Originally posted by: StevenYoo
first,
the area of the square is s^2 right?

the semicircle on top has a diameter of s, so it has a radius of 0.5s

and the area of that semicircle will be one half the area of a full circle, so the area becomes 0.5*pi*(0.5)^2 or 0.125pi

so the total area is

f(s) = s^2 + 0.125pi

Thanks...
I'm just not used to going beyond the boundary of simplifying further...

 

[amol]

1) Draw a diagram. You'll have a square with side s and then a half circle on the top with diameter s.

2) Area of the square. This is simple, it's s ^ 2

3) Area of the half circle. Since the area of a circle is (pi)r^2, this is 1/2 of that. Since diameter = s, radius = s/2. So the area of the semicircle is [(pi)s^2]/8.

4) Add the two areas. To get a common denominator, it's [(pi)s^2 + 8 s^2]/8.

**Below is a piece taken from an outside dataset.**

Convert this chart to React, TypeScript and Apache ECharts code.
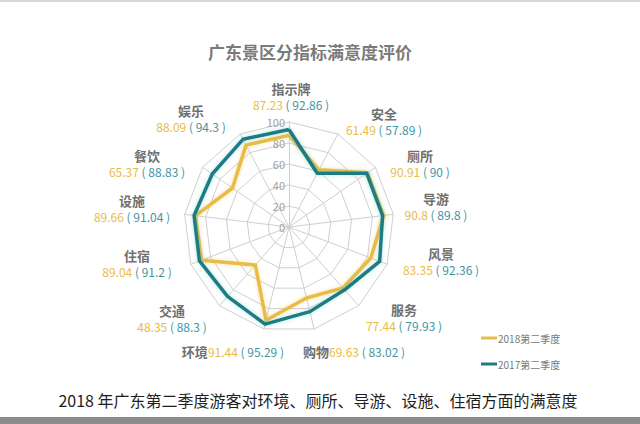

5) Factor out the s^2. You're left with the answer.

edit: DAMN, beaten 😛

edit2: Woohoo, I get credit! 😀

 

[Legendary]

Originally posted by: StevenYoo
first,
the area of the square is s^2 right?

the semicircle on top has a diameter of s, so it has a radius of 0.5s

and the area of that semicircle will be one half the area of a full circle, so the area becomes 0.5*pi*(0.5)^2 or 0.125pi

so the total area is

f(s) = s^2 + 0.125pi

To the OP, the answer given here is both right and matches the answer you want it to be (after distributing and simplifying, you end up with S^2 + pi/8)

 

[Xecuter]

Ugh, can't help you man, I'm just finshing vectors in precalc - no fun.

 

[chuckywang]

s^2 + (s/2)^2*pi/2 = s^2*(1+pi/8)